無力(上)

それは4〜5日前の事だった。
夜の7時過ぎにドアベルが鳴った。
恐る恐るドアを開けると2軒隣の部屋に住むお婆さんが
立っていた。
何事かと聞くと「聞いてもらいたい音がある」
と言ってきた。以前から生活音がうるさくて悩んでいるとは言っていたが、そんなに激しい音なのか?
兎に角、部屋まで来てほしいと言うではないか。
仕方がないから部屋に上がらせてもらった。



「お邪魔します」と言って部屋に上がらせてもらった。
老夫婦で住んでいる部屋はとても奇麗に整理されていた。
そして台所にいたお爺さんがとても済まなさそうな顔をして頭を下げてきた。
お爺さんには初めて会った。
寝るところだったんだろう、ステテコを履いていた。
そしてスラッとした容姿。
白髪の髪は整えられていて、「紳士」という感じがした。


挨拶を交わしているそばから
「掃除機から子どもの声がするの!」
と、お婆さんが僕に捲し立ててきた。
どうやら聞てもらいたい音とは掃除機の音らしい。
これには呆気にとられてしまった。
「吸い口のところから子どもの泣き声がするの!」
しかし何度掃除機の音を聞いても子どもの声など聞こえない。すると「お爺さん!私がいない間になんかしたでしょう!」とお爺さんにあたる。お爺さんは「俺が何をするんだ」と言い返していた。結局、子どもの声は聞こえずに終わった。


老夫婦が引っ越して来て半年はなるだろうか?
お婆さんは生活音が気になるらしい。
上の階の人の足音。飲み水を上の階まで引き上げるボイラーの音。それとは別に隣の部屋の外人がベランダにゴミを放置すること。様々な音や他人の生活習慣が気になりノイローゼになりそうだとぼやき始めた。

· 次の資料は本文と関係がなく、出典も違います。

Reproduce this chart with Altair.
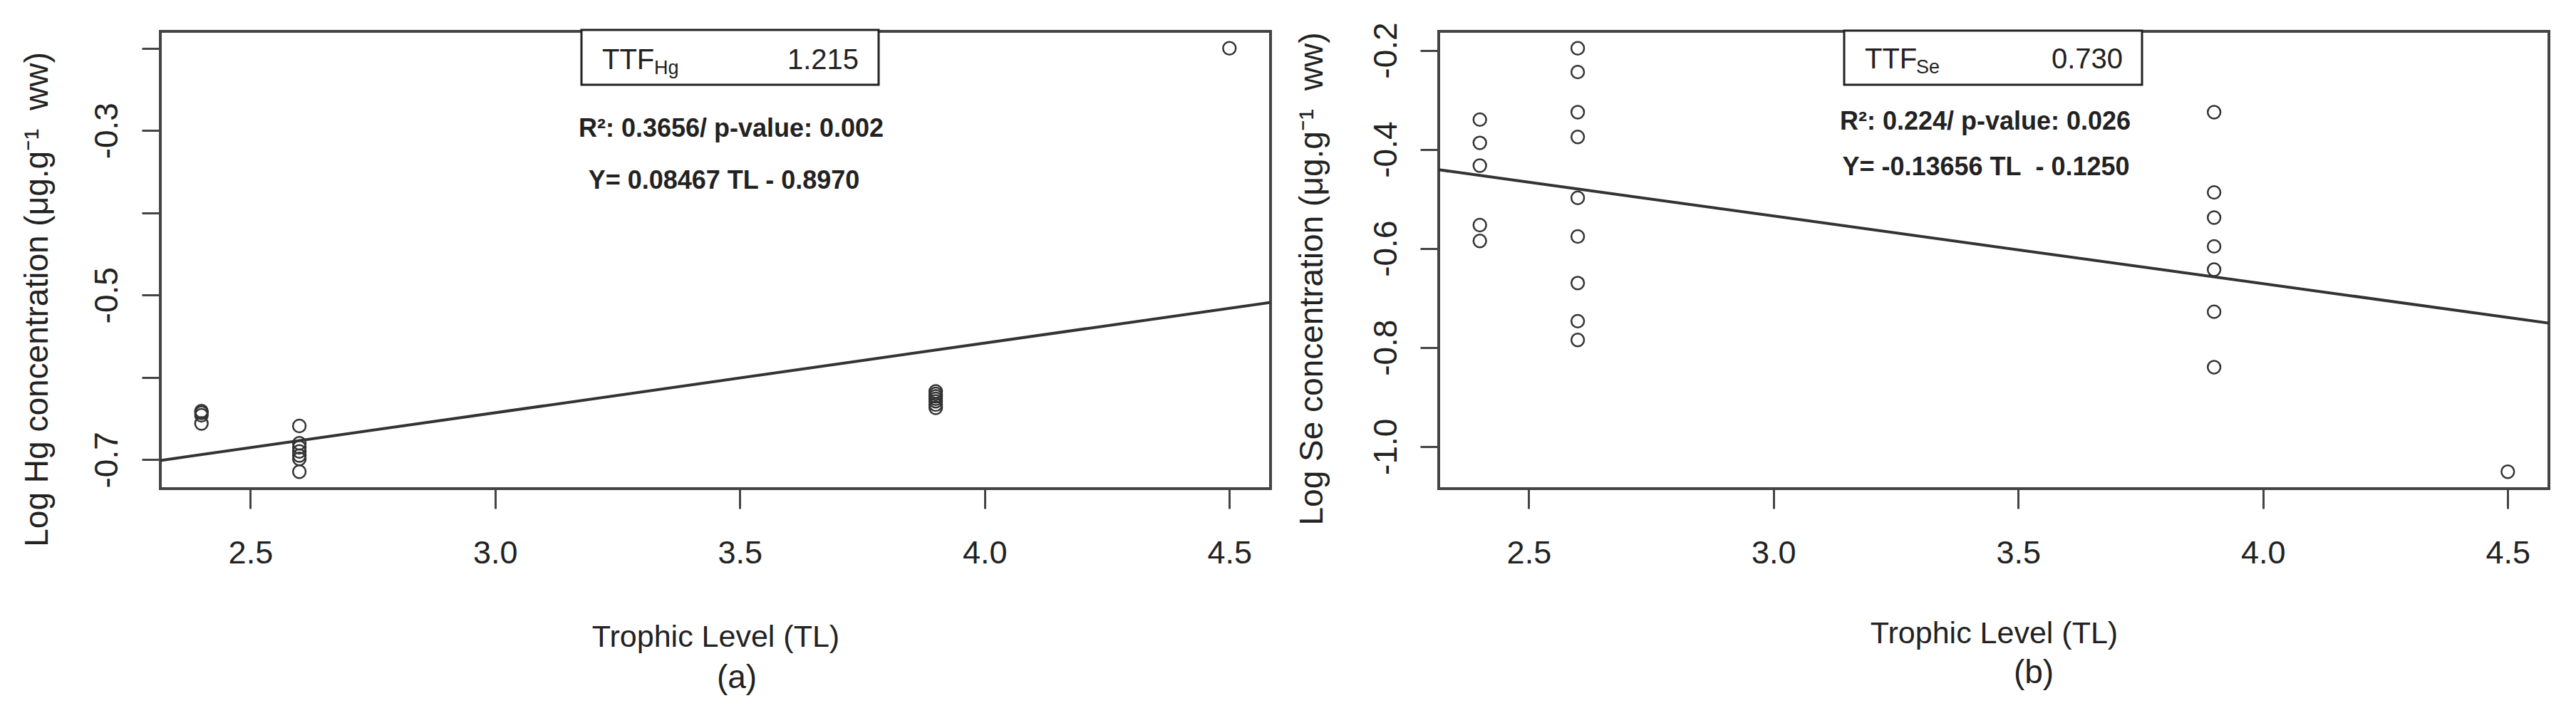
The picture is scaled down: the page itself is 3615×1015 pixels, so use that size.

お爺さんはお婆さんが心配だと言って「仕事を辞める」と言いだした。が、仕事を辞めると生活ができないと悩む。
息子さんが二人いるらしい。
頼るのはそこしかないだろうが、、、「息子たちには」と
お爺さんは濁してそれ以上は何も言わない。
僕も他人事だ。他人様の家庭に口を挟むことなどしない。
しかし悩むお爺さんに自分の父親がダブって見えた。
「お爺さん。失礼だがその歳で仕事があるのはうらやましいかもしれない。働けるウチは花だから、生活が心配なら仕事は辞めない方がいい」と本当に偉そうに言ってしまった。


「ありがとう。お宅はいつも声をかけてくれるので」と
お婆さんは言ってくれた。
「あまり神経質にならないで」と声をかけて部屋を出た。
蓄えのないない老夫婦がここにも生きている。
自分の親の事と重なると胸が痛くなる。
そして自分の将来の事を考えると、、、怖くなる。


掃除機の子どもの声。
上の階の足音。
隣の外人。
マンションに住む住人。
お爺さんの事業失敗。
なぜこのマンションに来たのか。
苦情を言っても管理会社も上の住民も隣の外人も誰も聞いてくれない。
全ての話を聞いたが、兎に角、笑い飛ばして励ましたつもりだった。
それも「話を聞いてくれるのはお宅だけ」というお婆さんを信じたからである。切なくなってきた。

ただこの場で腑に落ちなかったのはお爺さんの態度だ。
お婆さんを「申し訳ない」とでも言うのか、いや「蔑んだ目で」と言うのか、、、とても「悲しい顔」をして聞いていたのが強烈に印象に残った。
「お爺さんが事業に失敗しなかったらこんな事にはならなかったんだよ!」
黙って聞いているお爺さん。


〜このマンションに住む住民は全て人生に失敗したひとなのか?〜そう思ったが、、、これ以上言うのをやめた。


この夜の後は何事もなく、そして世の中は連休に入った。
が、この老夫婦に、、、特にお婆さんは深刻な状態だったとは全然気がつかなかったのである。
そうボケが始まっていたのだ。
後になって気がついた事だ。

あの時、お爺さんは苦笑いで「妄想だから」と言っていたが、、、ボケていたのだ。


全く気がつかなかった事に後で後悔をした。